Издавна сильный и храбрый народ Российский любил со всеми окрестными народами пребывать в мире и тишине, соблюдая свой и других покой; но когда бурное дыхание возстающей на него вражды понуждало его поднять меч свой на защиту Веры и Отечества, тогда не было времен, в которыя бы рвение и усердие верных сынов России во всех чинах и званиях не оказалось во всей своей силе и славе. Ныне настоит необходимая надобность увеличить число войск Наших новыми запасными войсками. Крепкия о Господе воинския силы Наши уже ополчены и устроены к обороне Царства. Мужество и храбрость их всему свету известны. Надежда престола и державы твердо на них лежит. Но жаркий дух их и любовь к Нам и к Отечеству да не встретят превосходнаго против себя числа сил неприятельских!
Сего ради, хотя и с Отеческим соболезнованием о новой народной тягости, но с тем же Отеческим попечением приемля все возможныя меры и предосторожности к охранению безопасности и благоденствия каждаго и всех, повелеваем:" - Государь приказал прибавить к сей бумаге правила, на каких должно было сделать сей набор, подписал ее и в тот же день (23 марта 1812) отослал в Сенат.
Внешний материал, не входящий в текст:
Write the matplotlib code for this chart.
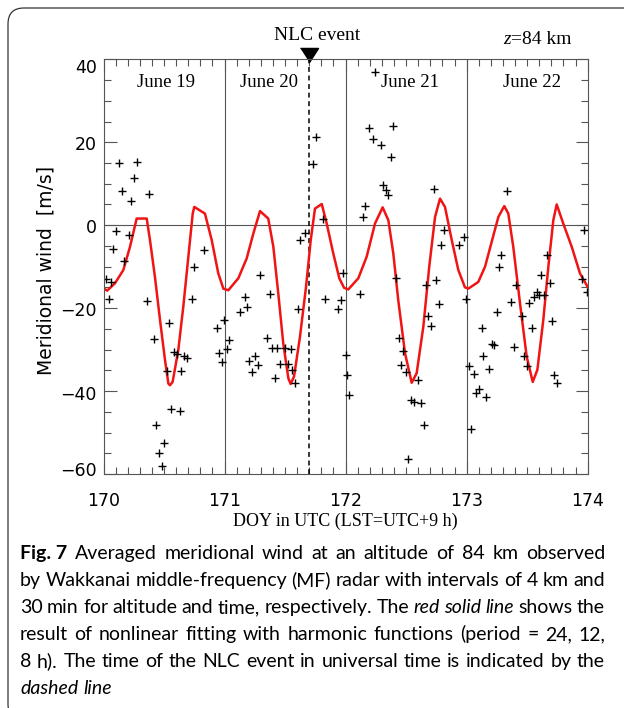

Через несколько дней Александр Дмитриевич Балашов, увидясь со мною, сказал мне: "Император сбирается с войсками идти в поход, и, думаю, возмет тебя с собою". На это отвечал я: "куда мне в мои лета и с моим худым здоровьем таскаться по походам". Этот разговор наш разнесся по городу с обыкновенными прибавлениями, будто Государь предлагал мне ехать с ним, но я от того отказался. Молва сия была мне досадна: я опасался, что она дойдет до Государя, и может подать ему повод к какому-либо на меня неудовольствию. Между тем время проходило, и Государь меня больше не спрашивал. Слухи об определении меня к нему умолкли, а наконец и день отъезда его был назначен. Уверяясь совершенно, что я по-прежнему остаюсь дома, принялся я опять за мои обыкновенные упражнения; но вдруг поутру в самой тот день, как ему надлежало ехать, присылает он за мною. Я приезжаю, вхожу. Он говорит мне: "Я бы желал, чтобы вы поехали со мною". Может быть для вас это и тяжело, но для Отечества нужно". – Государь! Сказал я с некоторым жаром, силы и способности мои не от меня зависят, но в ревности и усердии служить Вашему Величеству я никому не уступлю: употребите меня как и куда угодно; я готов остальные дни мои посвятить Вам и Отечеству. Между тем, однако ж (примолвил я с некоторою улыбкою) позвольте, Государь, донести Вам о себе правду: я морской человек с сухопутными войсками никогда не хаживал, плавал всегда на кораблях, и даже верхом ездить не смогу и не умею. Вы будете иметь во мне худаго сопутника". – На это отвечал он мне, также усмехнувшись: "мое дело употреблять тебя там, где в верховой езде не будет надобности". – Тут подписал он указ, повелевающий мне быть при его Особе Государственным Секретарем, и вскоре за сим отправился в путь, в Вильну, дозволив мне остаться после себя дни два или три дома для приготовления к сему походу, о котором я до самаго сего времени не имел ни малейшего помысла. Из Царскаго села прислал он повеление дать мне придворную коляску и с лошадьми, которая всегда находилась при мне.